Noir d’encre et noir de charbon CJ125 T2-2024

Pierres lithographiques destinées à l’impression des factures et en-têtes de lettres de Victor Fisette De Lattre, négociant en charbon à Jambes. Imprimerie Lambert-De Roisin, Namur. 20e siècle. Coll. Fondation SAN, inv. Litho-Bp093 et Litho-Bm268.

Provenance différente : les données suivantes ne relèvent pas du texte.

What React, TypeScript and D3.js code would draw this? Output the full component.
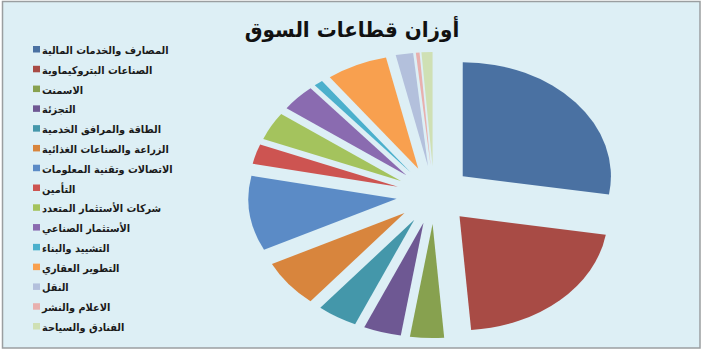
import React from "react";
import * as d3 from "d3";

// Sector names, in legend / slice order (clockwise from 12 o'clock)
const sectors: string[] = [
  "المصارف والخدمات المالية",
  "الصناعات البتروكيماوية",
  "الاسمنت",
  "التجزئة",
  "الطاقة والمرافق الخدمية",
  "الزراعة والصناعات الغذائية",
  "الاتصالات وتقنية المعلومات",
  "التأمين",
  "شركات الأستثمار المتعدد",
  "الأستثمار الصناعي",
  "التشييد والبناء",
  "التطوير العقاري",
  "النقل",
  "الاعلام والنشر",
  "الفنادق والسياحة",
];

// Market weight of each sector (%)
const weights: number[] = [
  27.6, 21.2, 3.7, 4.1, 4.4, 6.7, 10.6, 2.8, 4.0, 3.8, 1.0, 6.7, 1.9, 0.4, 1.2,
];

const sectorColors: string[] = [
  "#4a71a2",
  "#a84b45",
  "#87a14f",
  "#6e5893",
  "#4497aa",
  "#d8853d",
  "#5b8bc6",
  "#cd5451",
  "#a4c35d",
  "#8a6bb0",
  "#4bb0cc",
  "#f8a04f",
  "#b3c0dc",
  "#e8b0ae",
  "#cfe0b4",
];

const title = "أوزان قطاعات السوق";

const W = 702;
const H = 351;

export default function App() {
  const cx = 434;
  const cy = 195;
  const radius = 114;
  const explode = 29;
  const stretchX = 1.3;

  const pie = d3
    .pie<number>()
    .sort(null)
    .value((d) => d)
    .startAngle(0)
    .endAngle(2 * Math.PI);
  const arcs = pie(weights);
  const arcGen = d3.arc<d3.PieArcDatum<number>>().innerRadius(0).outerRadius(radius);

  const color = d3.scaleOrdinal<number, string>().domain(d3.range(sectors.length)).range(sectorColors);

  const rowY = d3
    .scalePoint<number>()
    .domain(d3.range(sectors.length))
    .range([49, 326]);

  const font = "'DejaVu Sans', sans-serif";

  return (
    <svg
      width={W}
      height={H}
      style={{ position: "absolute", left: 0, top: 0, display: "block" }}
    >
      <rect x={0} y={0} width={W} height={H} fill="#ffffff" />
      <rect
        x={2.5}
        y={1.5}
        width={697.5}
        height={346.5}
        fill="#ddeff5"
        stroke="#9a9ea0"
        strokeWidth={1.5}
      />

      <g transform={`translate(352,37) scale(0.95,1)`}>
        <text
          x={0}
          y={0}
          textAnchor="middle"
          fontFamily={font}
          fontWeight="bold"
          fontSize={21}
          fill="#111"
        >
          {title}
        </text>
      </g>

      <g transform={`translate(${cx},${cy}) scale(${stretchX},1)`}>
        {arcs.map((a, i) => {
          const mid = (a.startAngle + a.endAngle) / 2;
          const dx = explode * Math.sin(mid);
          const dy = -explode * Math.cos(mid);
          return (
            <path
              key={i}
              d={arcGen(a) || ""}
              transform={`translate(${dx},${dy})`}
              fill={color(i)}
            />
          );
        })}
      </g>

      <g>
        {sectors.map((s, i) => {
          const y = rowY(i) as number;
          return (
            <g key={i}>
              <rect x={33} y={y - 3} width={7} height={6.5} fill={color(i)} />
              <g transform={`translate(42,${y + 5}) scale(0.93,1)`}>
                <text
                  x={0}
                  y={0}
                  fontFamily={font}
                  fontWeight="bold"
                  fontSize={10.5}
                  fill="#1a1a1a"
                >
                  {s}
                </text>
              </g>
            </g>
          );
        })}
      </g>
    </svg>
  );
}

Souvenirs à l’encre noire1

Après quatre siècles de gravure sur bois et sur métal, la lithographie est inventée en 1796 et introduite en Belgique en 1817.

Litho ?
La lithographie est une technique d’impression à plat d’un dessin réalisé sur une pierre.
Cette pierre, un calcaire à grain fin, très fragile et très dense, a d’abord été préparée en la ponçant avec du sable et de l’eau. Cette étape, appelée grainage, permet d’obtenir une surface lisse, plane et homogène.
Le dessin est réalisé en miroir à l’aide d’un crayon gras, qui est absorbé par la pierre.
Le lithographe traite ensuite la pierre en y passant à l’éponge une solution de gomme arabique et d’acide, destinée à faciliter l’absorption de l’encre par la pierre. Le dessin est ensuite « effacé » à la térébenthine, mais il reste « dans » la pierre.
La technique de la lithographie repose sur le principe chimique de la répulsion entre le gras et l’eau. La pierre est constamment humidifiée à l’eau lors de l’impression, et les parties dessinées absorbent l’encre grasse des rouleaux encreurs, ce qui permet de transférer le dessin sur papier.

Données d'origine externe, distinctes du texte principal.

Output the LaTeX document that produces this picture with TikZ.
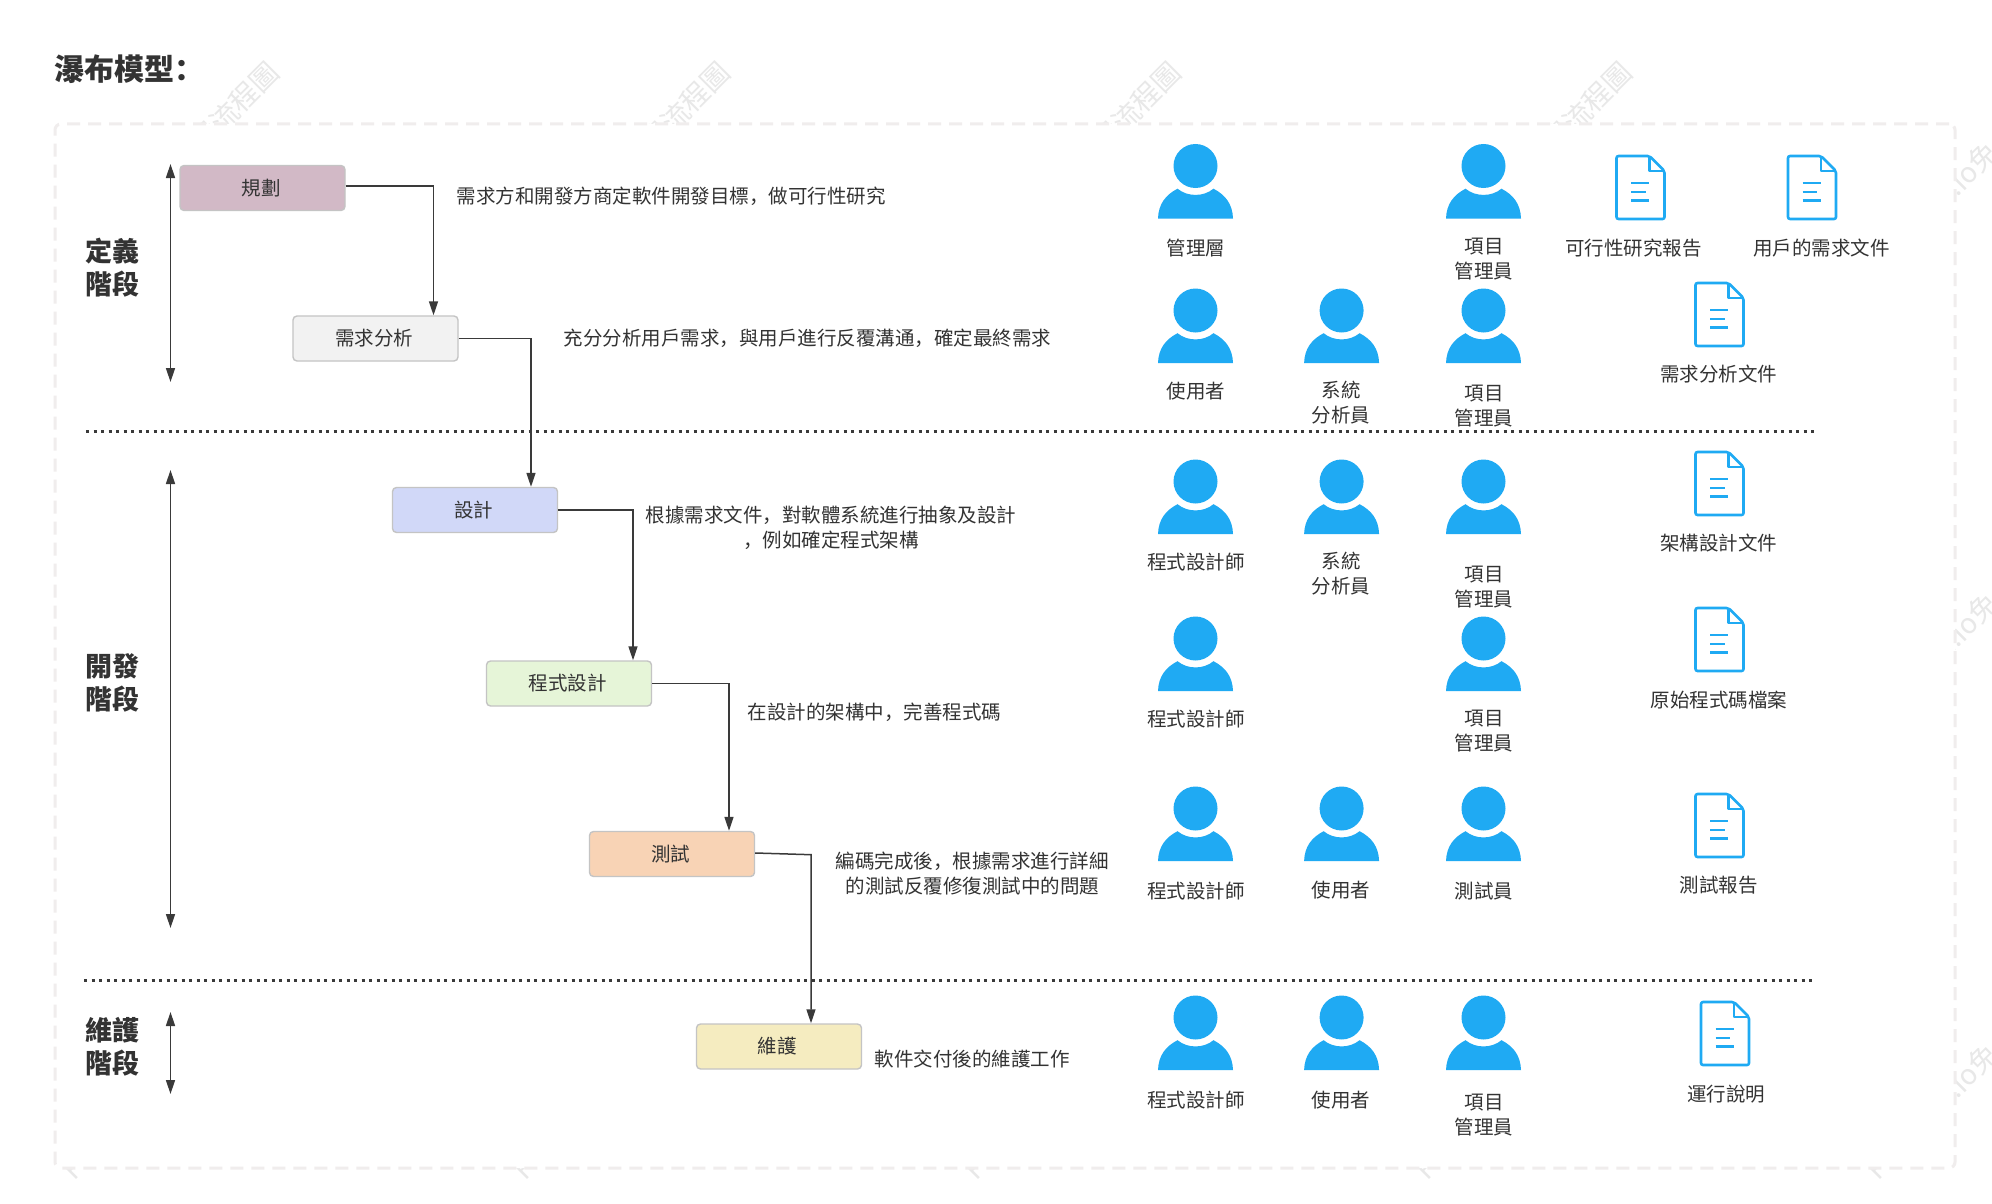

La technique reflète les exigences de la révolution industrielle : souci de rapidité (tant dans la formation du lithographe que dans l’exécution de l’œuvre), d’exactitude et de réduction du coût (prix de la pierre inférieur à celui du cuivre, salaire à la pièce moins élevé, aisance de la copie, possibilité de tirage important grâce à la résistance du matériau…).

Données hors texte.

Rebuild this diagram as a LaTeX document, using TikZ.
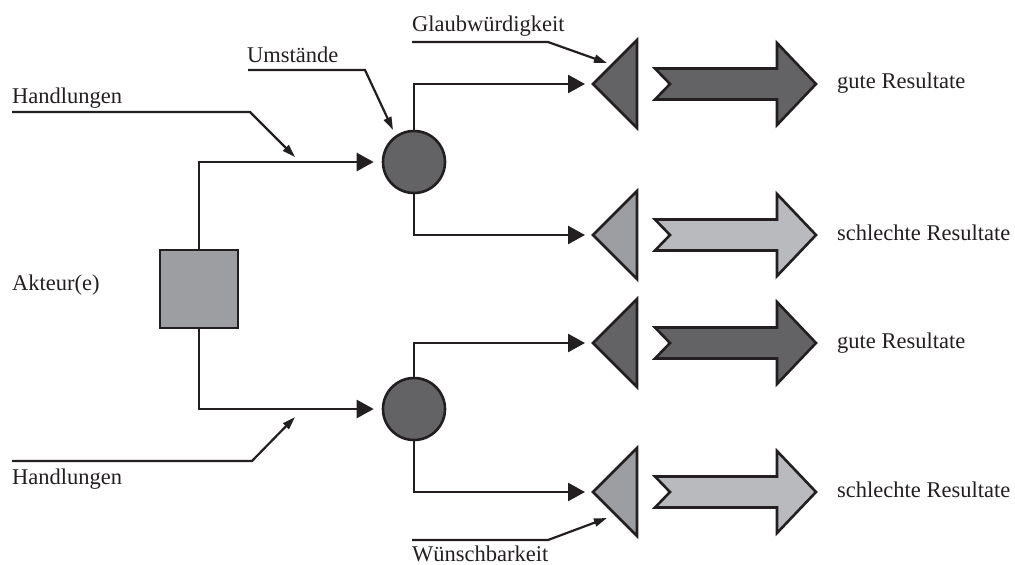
\documentclass[tikz,border=0pt]{standalone}
\usepackage{fontspec}
\setmainfont{Liberation Serif}
\usetikzlibrary{arrows.meta,calc}
\definecolor{ink}{HTML}{231F20}
\definecolor{darkfill}{HTML}{636365}
\definecolor{midfill}{HTML}{9D9EA1}
\definecolor{lightfill}{HTML}{B9BABD}
\tikzset{
  lbl/.style={font=\fontsize{22.5}{27}\selectfont, text=ink, inner sep=0pt, anchor=base west},
  conn/.style={draw=ink, line width=2.6pt, -{Triangle[length=17pt,width=18pt]}, shorten >=8pt},
  pointer/.style={draw=ink, line width=2.2pt, line join=miter, -{Triangle[length=13pt,width=8pt]}},
  outl/.style={draw=ink, line width=2.6pt, line join=miter},
}
\newcommand\resrow[4]{%
  \begin{scope}[shift={(0,#1)}]
    \coordinate (#4) at (593,0);
    \draw[outl, fill=#2] (593,0) -- (637,-44) -- (637,44) -- cycle;
    \draw[outl, fill=#3] (655,-15.5) -- (777,-15.5) -- (777,-41) -- (816,0) -- (777,41) -- (777,15.5) -- (655,15.5) -- (670,0) -- cycle;
  \end{scope}}
\begin{document}
\begin{tikzpicture}[x=1pt,y=-1pt]
\useasboundingbox (0,0) rectangle (1015,565);

% actor box and circles
\node[outl, fill=midfill, minimum size=78pt, inner sep=0pt] (box) at (199,289) {};
\node[outl, circle, fill=darkfill, minimum size=62pt, inner sep=0pt] (c1) at (414,162) {};
\node[outl, circle, fill=darkfill, minimum size=62pt, inner sep=0pt] (c2) at (414,409) {};

% result rows
\resrow{84}{darkfill}{darkfill}{t1}
\resrow{235}{midfill}{lightfill}{t2}
\resrow{343}{darkfill}{darkfill}{t3}
\resrow{492}{midfill}{lightfill}{t4}

% connectors
\draw[conn] (box.north) |- (c1.west);
\draw[conn] (box.south) |- (c2.west);
\draw[conn] (c1.north) |- (t1);
\draw[conn] (c1.south) |- (t2);
\draw[conn] (c2.north) |- (t3);
\draw[conn] (c2.south) |- (t4);

% texts
\node[lbl] (akt) at (12,290) {Akteur(e)};
\node[lbl] (r1) at (837,88) {gute Resultate};
\node[lbl] (r2) at (837,240) {schlechte Resultate};
\node[lbl] (r3) at (837,348) {gute Resultate};
\node[lbl] (r4) at (837,497) {schlechte Resultate};

\node[lbl] (hA) at (12,103) {Handlungen};
\node[lbl] (um) at (247,62) {Umstände};
\node[lbl] (gl) at (412,31) {Glaubwürdigkeit};
\node[lbl] (hB) at (12,484) {Handlungen};
\node[lbl] (wu) at (412,561) {Wünschbarkeit};

% pointer lines
\coordinate (hA1) at (12,112); \coordinate (hA2) at (250,112); \coordinate (hA3) at (295,157);
\draw[pointer] (hA1) -- (hA2) -- (hA3);
\coordinate (um1) at (248,70); \coordinate (um2) at (365,70); \coordinate (um3) at (393,130);
\draw[pointer] (um1) -- (um2) -- (um3);
\coordinate (gl1) at (412,42); \coordinate (gl2) at (548,42); \coordinate (gl3) at (607,63);
\draw[pointer] (gl1) -- (gl2) -- (gl3);
\coordinate (hB1) at (12,461); \coordinate (hB2) at (252,461); \coordinate (hB3) at (295,417);
\draw[pointer] (hB1) -- (hB2) -- (hB3);
\coordinate (wu1) at (412,540); \coordinate (wu2) at (548,540); \coordinate (wu3) at (607,518);
\draw[pointer] (wu1) -- (wu2) -- (wu3);
\end{tikzpicture}
\end{document}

Pour toutes ces raisons, la lithographie envahit rapidement le quotidien. On retrouve des paysages lithographiés dans les albums de voyages pittoresques2, des portraits ou des caricatures dans la presse, des vues « souvenirs » dans les guides touristiques, des planches de costumes dans des recueils dédiés au sujet, des vignettes dans les romans illustrés, des partitions musicales dans les romances, des alphabets dans les manuels scolaires… La lithographie est également utilisée pour la production d’imagerie pieuse, de souvenirs mortuaires3, de calendriers, de menus, d’affiches, de cartes, de plans, de documents administratifs, ou encore de publicités.

En 2015, la Société archéologique de Namur a reçu en don un très volumineux fonds de pierres lithographiques en provenance de l’ancienne imprimerie Lambert-De Roisin/Lambert-Dasnoy, située rue de l’Ange à Namur.

Si les pierres lithographiques, réutilisables en ponçant l’ancien dessin, sont aujourd’hui devenues un matériau précieux, parce que n’étant quasiment plus extraites, elles le sont aussi pour le témoignage (parfois anecdotique) qu’elles nous laissent…

Pierre lithographique destinée à l’impression de l’en-tête des lettres de la Manufacture de produits chimiques de Léon Coppin de Jambes. Imprimerie Lambert-De Roisin, Namur. 20e siècle. Coll. Fondation SAN, inv. Litho-Ap303.

[1] Cet article, rédigé avec une pensée toute spéciale pour R. Frippiat, fraîchement retraité, s’appuie sur Pictoresque. Un voyage lithographique et intimiste dans le Namurois, coll. Namur. Histoire et Patrimoine, 9, Namur, 2022.

[2] Voir un exemple dans « Bâtir une nation, d’encre et de papier », Côté Jambes 118, 2022.

[3] Voir un exemple dans « Drame au château – Soirée du samedi 20 mars 1847 », dans Côté Jambes 108-109, 2020.